<<<<

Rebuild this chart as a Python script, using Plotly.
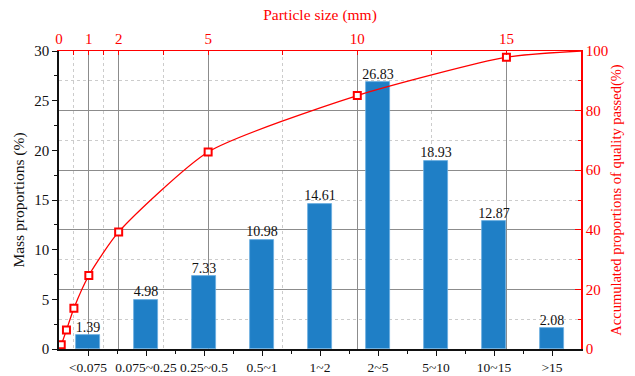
import plotly.graph_objects as go

# Particle size classes and their mass proportions (%)
categories = ["<0.075", "0.075~0.25", "0.25~0.5", "0.5~1", "1~2", "2~5", "5~10", "10~15", ">15"]
mass_pct = [1.39, 4.98, 7.33, 10.98, 14.61, 26.83, 18.93, 12.87, 2.08]

# Grading curve: particle size (mm) vs accumulated passing (%)
sieve_mm = [0.075, 0.25, 0.5, 1, 2, 5, 10, 15]
passed_pct = [1.39, 6.37, 13.70, 24.68, 39.29, 66.12, 85.05, 97.92]
curve_start = (0, 0)
curve_end = (17.5, 100)

size_ticks = [0, 1, 2, 5, 10, 15]
size_minor = [0.5, 1.5, 3.5, 7.5, 12.5]

FONT = "Liberation Serif, Times New Roman, DejaVu Serif, serif"
RED = "#ff0000"
BLUE = "#1f7fc6"
INK = "#111111"

positions = list(range(len(categories)))

fig = go.Figure()

fig.add_trace(go.Bar(
    x=positions,
    y=mass_pct,
    width=0.42,
    marker=dict(color=BLUE, line=dict(color="#6aaee0", width=0.8)),
    xaxis="x", yaxis="y",
    showlegend=False,
    hoverinfo="skip",
))

# value labels above the bars
fig.add_trace(go.Scatter(
    x=positions, y=mass_pct,
    mode="text",
    text=[f"{v:.2f}" for v in mass_pct],
    textposition="top center",
    textfont=dict(family=FONT, size=14, color=INK),
    cliponaxis=False,
    xaxis="x", yaxis="y",
    showlegend=False,
))

# smooth grading line (including the end points) and markers at the sieve sizes
line_x = [curve_start[0]] + sieve_mm + [curve_end[0]]
line_y = [curve_start[1]] + passed_pct + [curve_end[1]]
fig.add_trace(go.Scatter(
    x=line_x, y=line_y,
    mode="lines",
    line=dict(color=RED, width=1.3, shape="spline", smoothing=0.6),
    xaxis="x2", yaxis="y2",
    showlegend=False,
))
fig.add_trace(go.Scatter(
    x=sieve_mm, y=passed_pct,
    mode="markers",
    marker=dict(symbol="square", size=7, color="white", line=dict(color=RED, width=2)),
    xaxis="x2", yaxis="y2",
    showlegend=False,
))

fig.update_layout(
    width=635, height=376,
    margin=dict(l=59, r=54, t=51, b=27),
    paper_bgcolor="white",
    plot_bgcolor="white",
    font=dict(family=FONT, size=13, color=INK),
    bargap=0,
    xaxis=dict(
        range=[-0.5, len(categories) - 0.5],
        tickmode="array",
        tickvals=positions,
        ticktext=categories,
        tickangle=0,
        ticks="outside", ticklen=5, tickwidth=1, tickcolor=INK,
        minor=dict(tickmode="array",
                   tickvals=[p + 0.5 for p in positions[:-1]],
                   ticks="outside", ticklen=3, tickcolor=INK, showgrid=False),
        showline=True, linecolor=INK, linewidth=2,
        showgrid=False, zeroline=False,
        tickfont=dict(family=FONT, size=13.5, color=INK),
        automargin=False,
    ),
    xaxis2=dict(
        overlaying="x", side="top",
        range=[0, 17.5],
        tickmode="array", tickvals=size_ticks,
        ticks="inside", ticklen=4, tickcolor=RED,
        minor=dict(tickmode="array", tickvals=size_minor,
                   ticks="inside", ticklen=4, tickcolor=RED,
                   showgrid=True, gridcolor="#cccccc", griddash="dot", gridwidth=1),
        showline=True, linecolor=RED, linewidth=1.2,
        showgrid=True, gridcolor="#8c8c8c", gridwidth=1,
        zeroline=False,
        tickfont=dict(family=FONT, size=15, color=RED),
        title=dict(text="Particle size (mm)", font=dict(family=FONT, size=15.5, color=RED), standoff=6),
        automargin=False,
    ),
    yaxis=dict(
        range=[0, 30], dtick=5,
        ticks="outside", ticklen=5, tickcolor=INK,
        minor=dict(dtick=2.5, ticks="outside", ticklen=3, tickcolor=INK, showgrid=False),
        showline=True, linecolor=INK, linewidth=1.5,
        showgrid=False, zeroline=False,
        tickfont=dict(family=FONT, size=15, color=INK),
        title=dict(text="Mass proportions (%)", font=dict(family=FONT, size=15.5, color=INK), standoff=6),
        automargin=False,
    ),
    yaxis2=dict(
        overlaying="y", side="right",
        range=[0, 100], dtick=20,
        ticks="inside", ticklen=6, tickcolor=RED,
        minor=dict(dtick=10, ticks="inside", ticklen=3, tickcolor=RED,
                   showgrid=True, gridcolor="#cccccc", griddash="dot", gridwidth=1),
        showline=True, linecolor=RED, linewidth=1.5,
        showgrid=True, gridcolor="#8c8c8c", gridwidth=1,
        zeroline=False,
        tickfont=dict(family=FONT, size=15, color=RED),
        title=dict(text="Accumulated proportions of quality passed(%)",
                   font=dict(family=FONT, size=14.5, color=RED), standoff=4),
        automargin=False,
    ),
)

fig.write_html("out.html")
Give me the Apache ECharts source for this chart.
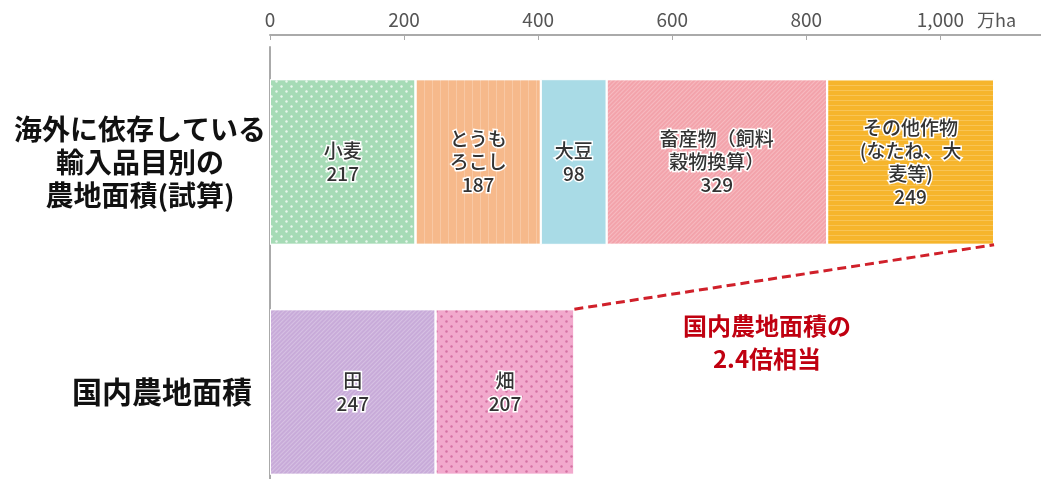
<!DOCTYPE html>
<html><head><meta charset="utf-8">
<script src="https://cdn.jsdelivr.net/npm/echarts@6/dist/echarts.min.js"></script>
<style>html,body{margin:0;padding:0;background:#fff}#c{width:1041px;height:479px}</style>
</head><body><div id="c"></div>
<script>
const categories = ['海外に依存している\n輸入品目別の\n農地面積(試算)', '国内農地面積'];
const importNames = ['小麦', 'とうも\nろこし', '大豆', '畜産物（飼料\n穀物換算）', 'その他作物\n(なたね、大\n麦等)'];
const importValues = [217, 187, 98, 329, 249];
const domesticNames = ['田', '畑'];
const domesticValues = [247, 207];
const xTickValues = [0, 200, 400, 600, 800, 1000];
const annotationLines = ['国内農地面積の', '2.4倍相当'];

const FONT = '"Noto Sans CJK JP", "Noto Sans", sans-serif';
const categoryTextStyles = [
  { fontSize: 28, lineHeight: 33, align: 'center', padding: [0, 0, 22, 0] },
  { fontSize: 30, lineHeight: 34, align: 'center', padding: [0, 0, 0, 44] }
];
const importStyles = [
  { color: '#a6dbb6', decal: { symbol: 'circle', symbolSize: 0.8, color: 'rgba(255,255,255,0.75)', dashArrayX: [[3, 7], [0, 5, 3, 2]], dashArrayY: [3, 2] } },
  { color: '#f6b98b', decal: { symbol: 'rect', symbolSize: 1, color: 'rgba(255,255,255,0.22)', dashArrayX: [1, 7], dashArrayY: [10, 0] } },
  { color: '#a9dbe6' },
  { color: '#f3a3ab', decal: { symbol: 'rect', symbolSize: 1, color: 'rgba(255,255,255,0.25)', dashArrayX: [1, 0], dashArrayY: [1, 2], rotation: -Math.PI / 4 } },
  { color: '#f6b52c', decal: { symbol: 'rect', symbolSize: 1, color: 'rgba(255,255,255,0.2)', dashArrayX: [1, 0], dashArrayY: [1, 4] } }
];
const domesticStyles = [
  { color: '#c8abd9', decal: { symbol: 'rect', symbolSize: 1, color: 'rgba(255,255,255,0.25)', dashArrayX: [1, 0], dashArrayY: [1, 2], rotation: -Math.PI / 4 } },
  { color: '#f2a9cd', decal: { symbol: 'circle', symbolSize: 0.8, color: 'rgba(190,70,130,0.55)', dashArrayX: [[3, 7], [0, 5, 3, 2]], dashArrayY: [3, 2] } }
];

const BAR_RATIO = 0.72;
const labelCfg = {
  show: true, position: 'inside', color: '#333', fontSize: 19, lineHeight: 23, fontWeight: 500,
  fontFamily: FONT, textBorderColor: '#fff', textBorderWidth: 3, align: 'center'
};

const series = [];
importValues.forEach((v, i) => {
  series.push({
    type: 'bar', stack: 'total', name: importNames[i], barWidth: (BAR_RATIO * 100) + '%',
    data: [v, '-'],
    itemStyle: Object.assign({ borderColor: '#fff', borderWidth: 1 }, importStyles[i]),
    label: Object.assign({ formatter: importNames[i] + '\n' + v }, labelCfg)
  });
});
domesticValues.forEach((v, i) => {
  series.push({
    type: 'bar', stack: 'total', name: domesticNames[i], barWidth: (BAR_RATIO * 100) + '%',
    data: ['-', v],
    itemStyle: Object.assign({ borderColor: '#fff', borderWidth: 1 }, domesticStyles[i]),
    label: Object.assign({ formatter: domesticNames[i] + '\n' + v }, labelCfg)
  });
});
const importTotal = importValues.reduce((a, b) => a + b, 0);
const domesticTotal = domesticValues.reduce((a, b) => a + b, 0);
series.push({
  type: 'custom', silent: true, z: 10,
  data: [[domesticTotal, 1, importTotal, 0]],
  encode: { x: [0, 2], y: [1, 3] },
  renderItem: function (params, api) {
    const band = api.size([0, 1])[1];
    const half = band * BAR_RATIO / 2;
    const p1 = api.coord([api.value(0), api.value(1)]);
    const p2 = api.coord([api.value(2), api.value(3)]);
    return {
      type: 'line',
      shape: { x1: p1[0], y1: p1[1] - half, x2: p2[0], y2: p2[1] + half },
      style: { stroke: '#d0202a', lineWidth: 3, lineDash: [9, 5] }
    };
  }
});

const chart = echarts.init(document.getElementById('c'));
chart.setOption({
  animation: false,
  backgroundColor: '#fff',
  grid: { left: 270, width: 771, top: 47, height: 460, outerBoundsMode: 'none', containLabel: false },
  xAxis: {
    type: 'value', position: 'top', offset: 12, min: 0, max: 1150, interval: 200,
    name: '万ha', nameLocation: 'end', nameGap: -64,
    nameTextStyle: { color: '#555', fontSize: 18, fontFamily: FONT, verticalAlign: 'bottom', padding: [0, 0, 6, 0] },
    axisLine: { show: true, lineStyle: { color: '#aaa', width: 2 } },
    axisTick: { show: true, inside: true, length: 5, lineStyle: { color: '#aaa' } },
    axisLabel: { color: '#555', fontSize: 19, fontFamily: FONT, showMaxLabel: false, margin: 6,
      formatter: v => xTickValues.indexOf(v) >= 0 ? v.toLocaleString('en-US') : '' },
    splitLine: { show: false }
  },
  yAxis: {
    type: 'category', inverse: true,
    data: categories.map((c, i) => ({ value: c, textStyle: categoryTextStyles[i] })),
    axisLine: { show: true, lineStyle: { color: '#aaa', width: 2 } },
    axisTick: { show: false },
    axisLabel: { color: '#111', fontSize: 28, fontWeight: 'bold', fontFamily: FONT, lineHeight: 33, align: 'center', margin: 130 }
  },
  graphic: [{
    type: 'text', x: 767, y: 342,
    style: { text: annotationLines.join('\n'), fill: '#c00010', font: 'bold 24px ' + FONT, lineHeight: 33, align: 'center', verticalAlign: 'middle' }
  }],
  series: series
});
</script></body></html>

>>>>

Stated exercise
Exactly the lines from the one with "Give me the" through the one with "const annotationLines = ['国内農地面積の', '2.4倍相当'];" are to be reproduced, and no pictures with them.

Answer to this exercise
Give me the Apache ECharts source for this chart.
<!DOCTYPE html>
<html><head><meta charset="utf-8">
<script src="https://cdn.jsdelivr.net/npm/echarts@6/dist/echarts.min.js"></script>
<style>html,body{margin:0;padding:0;background:#fff}#c{width:1041px;height:479px}</style>
</head><body><div id="c"></div>
<script>
const categories = ['海外に依存している\n輸入品目別の\n農地面積(試算)', '国内農地面積'];
const importNames = ['小麦', 'とうも\nろこし', '大豆', '畜産物（飼料\n穀物換算）', 'その他作物\n(なたね、大\n麦等)'];
const importValues = [217, 187, 98, 329, 249];
const domesticNames = ['田', '畑'];
const domesticValues = [247, 207];
const xTickValues = [0, 200, 400, 600, 800, 1000];
const annotationLines = ['国内農地面積の', '2.4倍相当'];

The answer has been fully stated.